Biden proposes talks with Putin

Also on Tuesday, the US, a leading NATO member, intervened in the crisis.

President Joe Biden called on Putin to reduce tensions in the region and proposed a summit of the estranged leaders to tackle a number of disputes.

The call, which marked the second conversation between the two world leaders since Biden took office in January, came after Russia warned Washington to keep US warships due to arrive in the Black Sea this week well away from Crimea.

“The president voiced our concerns over the sudden Russian military build-up in occupied Crimea and on Ukraine’s borders, and called on Russia to de-escalate tensions,” the White House said.

Kremlin spokesman Dmitry Peskov said that Biden’s offer of talks would be “studied”.

The Russian navy on Wednesday began a military exercise in the Black Sea ahead of the arrival of the US warships, Russian news agencies reported.

The drills involve surface ships from Russia’s Black Sea fleet, which is based in Crimea, as well as helicopters and planes.
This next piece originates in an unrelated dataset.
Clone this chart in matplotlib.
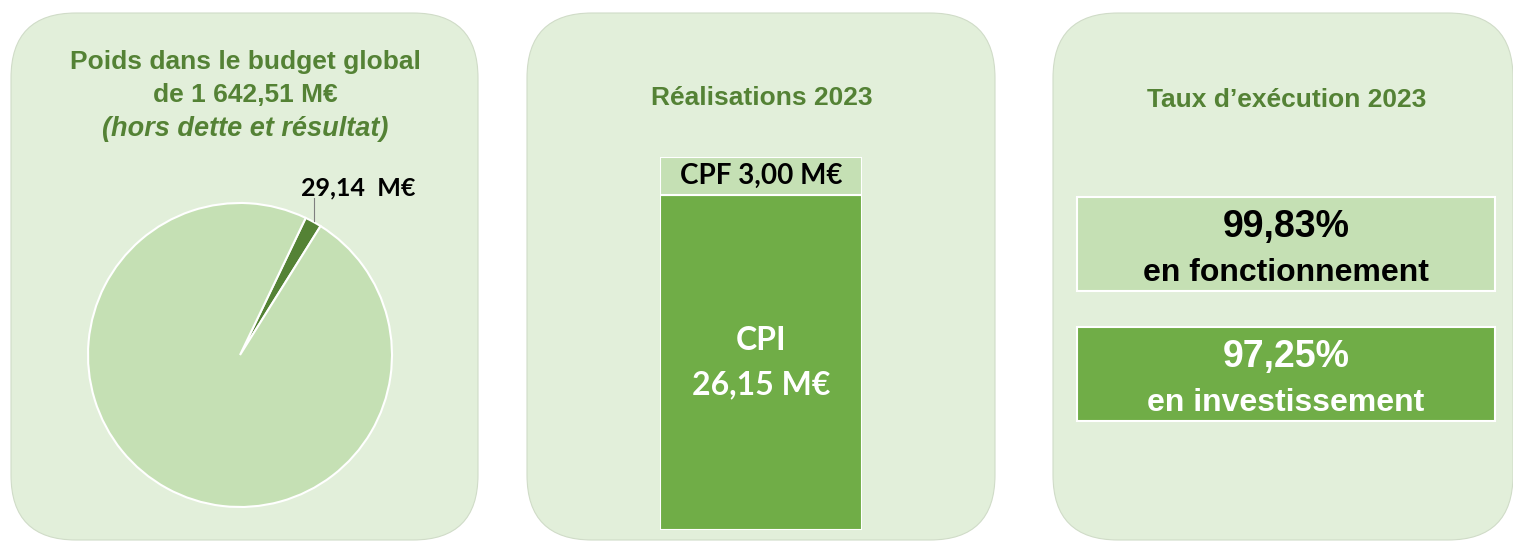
import matplotlib
matplotlib.use("Agg")
import matplotlib.pyplot as plt
from matplotlib.patches import FancyBboxPatch, Rectangle

# data
budget_global = 1642.51
poids_part = 29.14
pie_values = [poids_part, budget_global - poids_part]

bar_labels = ["CPI", "CPF"]
bar_values = [26.15, 3.00]

taux_values = [99.83, 97.25]
taux_labels = ["en fonctionnement", "en investissement"]

# colours
BG = "#e2efda"
LIGHT = "#c5e0b4"
DARK = "#548235"
MID = "#70ad47"
TITLE = "#548235"

W, H = 1513, 542
fig = plt.figure(figsize=(W / 100, H / 100), dpi=100)
fig.patch.set_facecolor("white")

bg = fig.add_axes([0, 0, 1, 1])
bg.set_xlim(0, W)
bg.set_ylim(H, 0)
bg.axis("off")

# three rounded panels
for x0, x1 in [(11, 478), (527, 995), (1053, 1513)]:
    bg.add_patch(FancyBboxPatch((x0, 13), x1 - x0, 527,
                                boxstyle="round,pad=0,rounding_size=65",
                                fc=BG, ec="#d0dcc8", lw=0.8))

title_font = dict(family="Liberation Sans", weight="bold", color=TITLE, ha="center", va="center")
bg.text(245, 62, "Poids dans le budget global", fontsize=19, **title_font)
bg.text(245, 95, "de 1 642,51 M€", fontsize=19, **title_font)
bg.text(245, 129, "(hors dette et résultat)", fontsize=19.5, style="italic", **title_font)
bg.text(762, 98, "Réalisations 2023", fontsize=19, **title_font)
bg.text(1287, 100, "Taux d’exécution 2023", fontsize=19, **title_font)

# pie
def px_axes(x0, y0, x1, y1):
    return fig.add_axes([x0 / W, (H - y1) / H, (x1 - x0) / W, (y1 - y0) / H])

pax = px_axes(88, 203, 392, 507)
pax.pie(pie_values, colors=[DARK, LIGHT], startangle=58, counterclock=True,
        wedgeprops=dict(edgecolor="white", linewidth=1.5))
pax.set_xlim(-1, 1)
pax.set_ylim(-1, 1)
pax.plot([0.485, 0.485], [0.88, 1.03], color="#7f7f7f", lw=0.8, clip_on=False)
pax.text(0.78, 1.10, f"{poids_part:.2f}  M€".replace(".", ","), family="Lato", weight="bold",
         fontsize=18, ha="center", va="center", color="black", clip_on=False)

# stacked bar
bax = px_axes(660, 157, 862, 530)
bax.bar(0, bar_values[0], width=1, color=MID, edgecolor="white", linewidth=1.5)
bax.bar(0, bar_values[1], bottom=bar_values[0], width=1, color=LIGHT, edgecolor="white", linewidth=1.5)
bax.set_xlim(-0.5, 0.5)
bax.set_ylim(0, sum(bar_values))
bax.axis("off")
bax.text(0, bar_values[0] + bar_values[1] / 2, f"{bar_labels[1]} {bar_values[1]:.2f} M€".replace(".", ","),
         family="Lato", weight="bold", fontsize=20, ha="center", va="center", color="black")
bax.text(0, bar_values[0] * 0.50, f"{bar_labels[0]}\n{bar_values[0]:.2f} M€".replace(".", ","),
         family="Lato", weight="bold", fontsize=23, ha="center", va="center", color="white",
         linespacing=1.6)

# execution rate boxes
for (y0, y1), val, lab, fc, tc in zip([(197, 291), (327, 421)], taux_values, taux_labels,
                                      [LIGHT, MID], ["black", "white"]):
    bg.add_patch(Rectangle((1077, y0), 418, y1 - y0, fc=fc, ec="white", lw=1.5))
    bg.text(1286, y0 + 30, f"{val:.2f}%".replace(".", ","), family="Liberation Sans",
            weight="bold", fontsize=27, ha="center", va="center", color=tc)
    bg.text(1286, y0 + 76, lab, family="Liberation Sans", weight="bold",
            fontsize=23, ha="center", va="center", color=tc)

fig.savefig("out.png", dpi=100, facecolor="white")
They will rehearse firing at surface and air targets, agencies said.

Tensions with NATO

Moscow has blamed NATO and the US for turning Ukraine into a “powder keg” with increasing arms supplies to Ukraine.

While Kyiv has welcomed shows of Western support, they fall short of Ukraine’s desire for full NATO membership – which Moscow opposes.

Ukraine has accused Russia of ignoring its request for talks between the two countries over Russia’s military build-up.

While a ceasefire halted full-scale war in eastern Ukraine in 2015, sporadic clashes continued and fears of an escalation have mounted in recent weeks amid renewed front-line clashes [File: Oleksandr Klymenko/Reuters]

The Kremlin has repeatedly denied interfering in Donbas, but Ukraine and several Western countries have said separatist forces in the region have been armed, led, funded and aided by Russia.

On Tuesday, in the first public description of the military build-up, Russian defence minister Sergei Shoigu said Moscow had moved two armies and three paratrooper units to its western border as part of a large snap drill meant to test combat readiness and respond to what he called threatening military action by NATO.

Russia has previously accused NATO of destabilising Europe with its troop reinforcements in the Baltics and Poland since the annexation of Crimea.

Shoigu said on state television that the three-week exercise, which he said was successful, was due to wrap up in the next two weeks.

He also claimed NATO was deploying 40,000 troops and 15,000 pieces of military equipment near Russia’s borders, mainly in the Black Sea and the Baltic regions. NATO denies any such plans.